Pasado mañana es el Día Mundial del Alzheimer, la gran epidemia del siglo XXI. Es olvidar quién eres y quiénes son los que te quieren. Un terrible proceso que va destruyendo el cerebro, derrotando a los que lo sufren y dañando a sus seres más queridos. Una autodestrucción imparable y dolorosa. Olvidan vivir, olvidan amar, se olvidan de las personas amadas, se olvidan de sí mismos. Se olvidan de todo.

Cuando el fuego destruye un hogar, si no hay víctimas, lo peor es la sensación de desamparo que deja el haber perdido no los bienes, sino todos los recuerdos: las fotos, aquella carta irrepetible, un pequeño regalo de incalculable valor, eso que siempre nos acompañó y que ya no existe... El Alzheimer lo borra todo.

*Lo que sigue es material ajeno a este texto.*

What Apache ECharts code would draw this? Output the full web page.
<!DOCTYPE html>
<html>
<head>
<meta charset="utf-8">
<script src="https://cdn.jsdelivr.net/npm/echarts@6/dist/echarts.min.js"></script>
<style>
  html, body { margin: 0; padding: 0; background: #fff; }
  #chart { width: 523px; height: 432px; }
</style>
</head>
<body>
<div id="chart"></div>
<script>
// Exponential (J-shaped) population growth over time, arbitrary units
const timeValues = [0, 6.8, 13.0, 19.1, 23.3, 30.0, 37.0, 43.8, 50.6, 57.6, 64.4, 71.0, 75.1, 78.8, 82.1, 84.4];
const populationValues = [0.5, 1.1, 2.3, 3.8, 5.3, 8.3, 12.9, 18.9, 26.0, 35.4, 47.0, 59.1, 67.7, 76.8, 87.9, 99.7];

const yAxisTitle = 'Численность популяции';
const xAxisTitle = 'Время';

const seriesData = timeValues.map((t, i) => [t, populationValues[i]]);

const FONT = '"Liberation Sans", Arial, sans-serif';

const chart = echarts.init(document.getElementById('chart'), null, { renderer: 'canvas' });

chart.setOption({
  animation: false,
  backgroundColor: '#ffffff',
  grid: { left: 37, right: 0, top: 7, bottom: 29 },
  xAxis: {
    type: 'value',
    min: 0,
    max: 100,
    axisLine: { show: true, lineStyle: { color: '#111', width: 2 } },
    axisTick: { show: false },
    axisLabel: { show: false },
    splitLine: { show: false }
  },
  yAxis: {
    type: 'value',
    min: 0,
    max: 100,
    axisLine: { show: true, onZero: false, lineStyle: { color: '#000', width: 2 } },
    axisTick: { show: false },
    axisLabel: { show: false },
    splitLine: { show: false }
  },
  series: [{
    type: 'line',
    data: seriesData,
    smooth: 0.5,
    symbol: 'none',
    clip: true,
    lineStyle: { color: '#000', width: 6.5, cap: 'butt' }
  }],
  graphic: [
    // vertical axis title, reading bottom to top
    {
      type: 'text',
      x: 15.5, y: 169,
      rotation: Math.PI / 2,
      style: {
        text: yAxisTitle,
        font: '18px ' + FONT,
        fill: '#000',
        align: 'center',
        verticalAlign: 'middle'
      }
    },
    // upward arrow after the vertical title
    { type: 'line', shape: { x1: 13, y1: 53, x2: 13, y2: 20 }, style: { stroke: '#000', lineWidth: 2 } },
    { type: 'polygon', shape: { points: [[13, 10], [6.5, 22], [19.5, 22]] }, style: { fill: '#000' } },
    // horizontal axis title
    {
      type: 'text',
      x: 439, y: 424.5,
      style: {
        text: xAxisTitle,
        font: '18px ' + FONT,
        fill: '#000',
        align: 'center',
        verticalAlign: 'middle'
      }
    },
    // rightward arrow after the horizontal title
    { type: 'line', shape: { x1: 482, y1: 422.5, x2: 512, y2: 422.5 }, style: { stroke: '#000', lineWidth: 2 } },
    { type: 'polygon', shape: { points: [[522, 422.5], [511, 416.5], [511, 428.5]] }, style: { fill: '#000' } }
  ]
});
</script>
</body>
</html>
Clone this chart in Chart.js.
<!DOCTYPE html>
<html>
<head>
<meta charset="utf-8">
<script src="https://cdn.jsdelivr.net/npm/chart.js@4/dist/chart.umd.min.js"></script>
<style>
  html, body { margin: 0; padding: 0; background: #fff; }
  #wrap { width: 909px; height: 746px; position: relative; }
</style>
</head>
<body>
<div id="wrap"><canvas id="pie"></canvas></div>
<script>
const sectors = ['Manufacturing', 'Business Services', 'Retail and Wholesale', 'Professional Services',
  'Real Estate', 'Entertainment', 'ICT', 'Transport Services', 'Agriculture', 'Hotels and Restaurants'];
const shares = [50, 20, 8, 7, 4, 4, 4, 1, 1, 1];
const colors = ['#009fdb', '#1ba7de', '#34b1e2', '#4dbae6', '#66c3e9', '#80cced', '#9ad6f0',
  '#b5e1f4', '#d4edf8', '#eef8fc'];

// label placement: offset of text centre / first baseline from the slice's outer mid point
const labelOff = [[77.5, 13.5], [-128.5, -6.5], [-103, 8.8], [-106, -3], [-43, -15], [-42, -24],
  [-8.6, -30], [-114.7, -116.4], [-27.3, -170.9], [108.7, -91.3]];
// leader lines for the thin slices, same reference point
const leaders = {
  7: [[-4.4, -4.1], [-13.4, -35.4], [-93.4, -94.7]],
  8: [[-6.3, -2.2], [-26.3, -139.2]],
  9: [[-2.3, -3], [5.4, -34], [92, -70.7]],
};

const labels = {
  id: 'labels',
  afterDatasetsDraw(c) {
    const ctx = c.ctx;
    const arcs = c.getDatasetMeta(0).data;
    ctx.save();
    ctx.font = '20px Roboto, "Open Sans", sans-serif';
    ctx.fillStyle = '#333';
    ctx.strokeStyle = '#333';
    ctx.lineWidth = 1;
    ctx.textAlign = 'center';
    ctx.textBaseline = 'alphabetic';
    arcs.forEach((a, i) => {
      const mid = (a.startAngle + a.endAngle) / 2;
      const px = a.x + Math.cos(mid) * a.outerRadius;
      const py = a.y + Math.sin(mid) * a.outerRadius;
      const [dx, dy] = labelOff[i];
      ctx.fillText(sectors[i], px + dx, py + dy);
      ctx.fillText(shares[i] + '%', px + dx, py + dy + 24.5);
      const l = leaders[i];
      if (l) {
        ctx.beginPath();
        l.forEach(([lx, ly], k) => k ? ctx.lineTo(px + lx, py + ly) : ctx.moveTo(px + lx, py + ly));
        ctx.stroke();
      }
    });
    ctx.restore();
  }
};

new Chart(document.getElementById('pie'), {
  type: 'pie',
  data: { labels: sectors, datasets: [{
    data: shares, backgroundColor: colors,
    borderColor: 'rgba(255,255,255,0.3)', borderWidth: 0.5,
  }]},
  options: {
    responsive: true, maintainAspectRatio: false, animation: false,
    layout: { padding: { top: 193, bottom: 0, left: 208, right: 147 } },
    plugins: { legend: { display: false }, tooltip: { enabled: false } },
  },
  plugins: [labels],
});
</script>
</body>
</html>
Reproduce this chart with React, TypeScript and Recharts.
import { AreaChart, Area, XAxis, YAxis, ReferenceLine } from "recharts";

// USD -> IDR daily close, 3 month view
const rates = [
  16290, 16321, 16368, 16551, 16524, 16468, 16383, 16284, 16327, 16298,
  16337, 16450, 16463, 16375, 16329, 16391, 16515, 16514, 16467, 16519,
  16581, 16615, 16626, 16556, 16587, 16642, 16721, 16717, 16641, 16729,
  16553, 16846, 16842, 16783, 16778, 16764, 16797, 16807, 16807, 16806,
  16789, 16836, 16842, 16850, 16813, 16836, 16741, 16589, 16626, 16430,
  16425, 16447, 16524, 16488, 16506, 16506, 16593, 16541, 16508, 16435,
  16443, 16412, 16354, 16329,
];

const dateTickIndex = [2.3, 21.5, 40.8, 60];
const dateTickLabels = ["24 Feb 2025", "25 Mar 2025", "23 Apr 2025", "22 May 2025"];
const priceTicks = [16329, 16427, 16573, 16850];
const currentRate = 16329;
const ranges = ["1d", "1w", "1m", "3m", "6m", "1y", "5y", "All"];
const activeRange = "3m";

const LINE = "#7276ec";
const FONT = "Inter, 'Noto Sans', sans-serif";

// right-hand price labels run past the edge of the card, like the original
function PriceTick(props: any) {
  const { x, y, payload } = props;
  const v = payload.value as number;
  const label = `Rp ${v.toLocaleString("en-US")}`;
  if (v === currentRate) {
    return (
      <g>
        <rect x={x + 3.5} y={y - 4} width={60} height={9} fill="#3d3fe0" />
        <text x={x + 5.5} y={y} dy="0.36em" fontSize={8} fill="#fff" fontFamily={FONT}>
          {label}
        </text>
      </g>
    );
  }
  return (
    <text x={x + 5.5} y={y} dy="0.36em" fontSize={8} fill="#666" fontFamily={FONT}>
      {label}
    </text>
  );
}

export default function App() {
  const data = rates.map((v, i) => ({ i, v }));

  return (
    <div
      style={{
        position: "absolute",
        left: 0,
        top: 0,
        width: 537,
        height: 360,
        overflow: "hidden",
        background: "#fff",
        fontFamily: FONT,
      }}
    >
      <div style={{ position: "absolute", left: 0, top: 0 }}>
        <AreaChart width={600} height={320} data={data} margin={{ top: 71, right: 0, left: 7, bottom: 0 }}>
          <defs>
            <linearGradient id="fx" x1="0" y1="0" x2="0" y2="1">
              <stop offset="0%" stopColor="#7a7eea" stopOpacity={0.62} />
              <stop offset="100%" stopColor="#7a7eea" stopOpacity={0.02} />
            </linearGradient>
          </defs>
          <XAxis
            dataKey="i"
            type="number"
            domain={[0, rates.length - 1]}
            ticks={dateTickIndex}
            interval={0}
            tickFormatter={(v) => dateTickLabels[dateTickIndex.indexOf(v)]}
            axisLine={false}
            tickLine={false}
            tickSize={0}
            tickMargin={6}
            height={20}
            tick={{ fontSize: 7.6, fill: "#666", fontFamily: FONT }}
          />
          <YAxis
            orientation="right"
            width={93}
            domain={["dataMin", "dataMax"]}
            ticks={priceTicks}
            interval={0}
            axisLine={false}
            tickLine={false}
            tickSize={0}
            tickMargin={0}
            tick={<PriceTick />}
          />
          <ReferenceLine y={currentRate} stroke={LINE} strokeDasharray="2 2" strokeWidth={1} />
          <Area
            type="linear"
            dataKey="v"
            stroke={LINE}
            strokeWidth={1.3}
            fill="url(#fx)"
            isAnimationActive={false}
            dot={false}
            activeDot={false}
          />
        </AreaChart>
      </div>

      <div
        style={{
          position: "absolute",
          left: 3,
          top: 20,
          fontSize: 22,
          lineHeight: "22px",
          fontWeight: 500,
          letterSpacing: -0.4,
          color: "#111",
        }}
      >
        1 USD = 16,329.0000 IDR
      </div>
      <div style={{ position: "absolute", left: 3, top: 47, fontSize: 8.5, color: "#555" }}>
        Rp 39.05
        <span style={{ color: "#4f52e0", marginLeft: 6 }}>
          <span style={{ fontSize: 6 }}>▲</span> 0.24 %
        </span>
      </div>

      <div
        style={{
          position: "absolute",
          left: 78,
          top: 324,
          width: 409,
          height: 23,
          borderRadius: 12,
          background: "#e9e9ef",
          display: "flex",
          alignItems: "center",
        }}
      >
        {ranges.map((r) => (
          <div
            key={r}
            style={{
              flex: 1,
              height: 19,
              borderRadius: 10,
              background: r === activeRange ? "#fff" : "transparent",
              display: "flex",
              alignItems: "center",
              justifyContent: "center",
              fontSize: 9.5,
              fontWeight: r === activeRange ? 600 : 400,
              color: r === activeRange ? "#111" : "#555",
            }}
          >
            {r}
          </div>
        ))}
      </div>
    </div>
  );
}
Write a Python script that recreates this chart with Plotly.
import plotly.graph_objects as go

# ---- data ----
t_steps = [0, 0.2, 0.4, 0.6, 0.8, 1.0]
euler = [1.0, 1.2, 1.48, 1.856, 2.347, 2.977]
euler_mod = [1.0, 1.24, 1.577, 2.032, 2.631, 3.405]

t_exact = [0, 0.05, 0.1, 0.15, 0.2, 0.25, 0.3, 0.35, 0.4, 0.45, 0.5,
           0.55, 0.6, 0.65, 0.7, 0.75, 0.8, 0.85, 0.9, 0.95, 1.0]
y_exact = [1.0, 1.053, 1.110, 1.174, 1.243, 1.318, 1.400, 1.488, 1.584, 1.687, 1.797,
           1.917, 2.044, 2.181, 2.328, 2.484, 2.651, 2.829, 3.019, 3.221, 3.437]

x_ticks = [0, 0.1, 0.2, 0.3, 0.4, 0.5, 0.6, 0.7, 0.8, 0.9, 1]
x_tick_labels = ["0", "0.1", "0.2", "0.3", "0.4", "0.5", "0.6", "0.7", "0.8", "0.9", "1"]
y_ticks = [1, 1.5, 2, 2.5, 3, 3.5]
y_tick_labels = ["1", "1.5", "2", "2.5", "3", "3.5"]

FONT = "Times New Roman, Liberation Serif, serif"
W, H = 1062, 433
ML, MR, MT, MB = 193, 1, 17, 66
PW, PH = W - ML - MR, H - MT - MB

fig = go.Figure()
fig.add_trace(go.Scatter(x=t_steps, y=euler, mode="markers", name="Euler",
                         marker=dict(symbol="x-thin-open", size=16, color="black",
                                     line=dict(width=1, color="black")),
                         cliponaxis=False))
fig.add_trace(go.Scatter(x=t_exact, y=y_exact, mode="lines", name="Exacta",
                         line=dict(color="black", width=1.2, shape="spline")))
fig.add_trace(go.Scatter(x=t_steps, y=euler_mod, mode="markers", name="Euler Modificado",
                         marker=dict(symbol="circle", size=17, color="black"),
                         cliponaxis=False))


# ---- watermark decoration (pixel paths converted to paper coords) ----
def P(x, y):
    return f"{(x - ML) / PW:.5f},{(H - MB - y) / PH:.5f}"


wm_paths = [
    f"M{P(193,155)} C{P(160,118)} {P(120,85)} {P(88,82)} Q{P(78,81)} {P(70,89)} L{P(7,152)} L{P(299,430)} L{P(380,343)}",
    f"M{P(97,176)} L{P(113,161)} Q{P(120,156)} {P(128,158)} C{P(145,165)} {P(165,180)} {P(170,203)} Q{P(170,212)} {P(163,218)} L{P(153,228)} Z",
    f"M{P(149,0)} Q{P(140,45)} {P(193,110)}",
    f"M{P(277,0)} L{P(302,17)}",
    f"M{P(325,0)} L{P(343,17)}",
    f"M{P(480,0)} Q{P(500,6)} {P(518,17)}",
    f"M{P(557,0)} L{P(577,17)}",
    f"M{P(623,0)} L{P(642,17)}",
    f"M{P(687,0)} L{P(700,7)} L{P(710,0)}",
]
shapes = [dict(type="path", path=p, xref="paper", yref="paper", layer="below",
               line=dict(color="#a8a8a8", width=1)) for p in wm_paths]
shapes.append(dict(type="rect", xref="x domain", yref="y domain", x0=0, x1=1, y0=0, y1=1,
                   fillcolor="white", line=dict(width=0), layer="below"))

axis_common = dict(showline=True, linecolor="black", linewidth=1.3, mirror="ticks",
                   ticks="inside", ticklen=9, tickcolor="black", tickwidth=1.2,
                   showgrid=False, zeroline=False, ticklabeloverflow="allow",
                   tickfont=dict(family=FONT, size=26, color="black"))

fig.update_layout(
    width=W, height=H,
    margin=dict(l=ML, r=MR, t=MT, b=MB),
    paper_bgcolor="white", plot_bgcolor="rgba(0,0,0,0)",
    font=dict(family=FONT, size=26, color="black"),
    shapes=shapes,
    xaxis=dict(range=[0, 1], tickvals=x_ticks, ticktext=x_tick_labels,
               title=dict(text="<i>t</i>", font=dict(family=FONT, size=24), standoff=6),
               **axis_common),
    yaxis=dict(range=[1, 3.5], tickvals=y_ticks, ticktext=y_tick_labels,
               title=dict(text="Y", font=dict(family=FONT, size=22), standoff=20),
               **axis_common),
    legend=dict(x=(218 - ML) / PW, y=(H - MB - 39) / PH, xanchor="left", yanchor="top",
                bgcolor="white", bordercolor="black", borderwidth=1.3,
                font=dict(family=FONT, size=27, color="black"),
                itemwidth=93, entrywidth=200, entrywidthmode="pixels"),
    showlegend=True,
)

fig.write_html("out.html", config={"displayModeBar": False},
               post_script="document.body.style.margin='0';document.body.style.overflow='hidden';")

Todavía no hay medicinas que curen esta enfermedad; sólo hacen que el proceso no vaya tan deprisa. No hay una vacuna para evitar que se produzca. Los científicos siguen investigando, nos prometen soluciones, pero no llegarán al mercado posiblemente hasta dentro de una década. Y, a pesar de todo, hay que ser optimistas. Hoy se diagnostica mejor, sabemos mucho más que hace años, pero ignoramos todavía demasiado.

AFAL, una de las más activas asociaciones de familiares de enfermos ha tenido que crear un programa especial para enfermos menores de 60 años. El dato es aún más preocupante. La respuesta a las necesidades de los enfermos y de sus familiares no avanza. El Plan que aprobó el anterior Gobierno parece olvidado. Faltan Centros de Día, personal especializado, ayudas a las familias, que soportan la mayoría del gasto, y a las asociaciones, concienciación social y diagnóstico precoz. Estamos hablando de más de medio millón de enfermos (de los que sólo un 4 por ciento recibe tratamiento) y cerca de tres millones de personas afectadas, que sufren estas carencias. Estamos llegando tarde. Ante una enfermedad devastadora, que cada día afecta a personas más jóvenes y cuya extensión crece al mismo ritmo que se alarga la esperanza de vida, hay que hacer algo más. Con urgencia.

El Proyecto Alzheimer que está poniendo en marcha la Fundación Reina Sofía es un gran reto y una esperanza. Pretende ser pionero en el abordaje de esta enfermedad desde lo sanitario y lo social, uniendo en un gran centro la atención a los enfermos, el apoyo a los familiares, la formación de cuidadores y el impulso decidido a la investigación. Pero no es suficiente. Hay que hacer mucho más.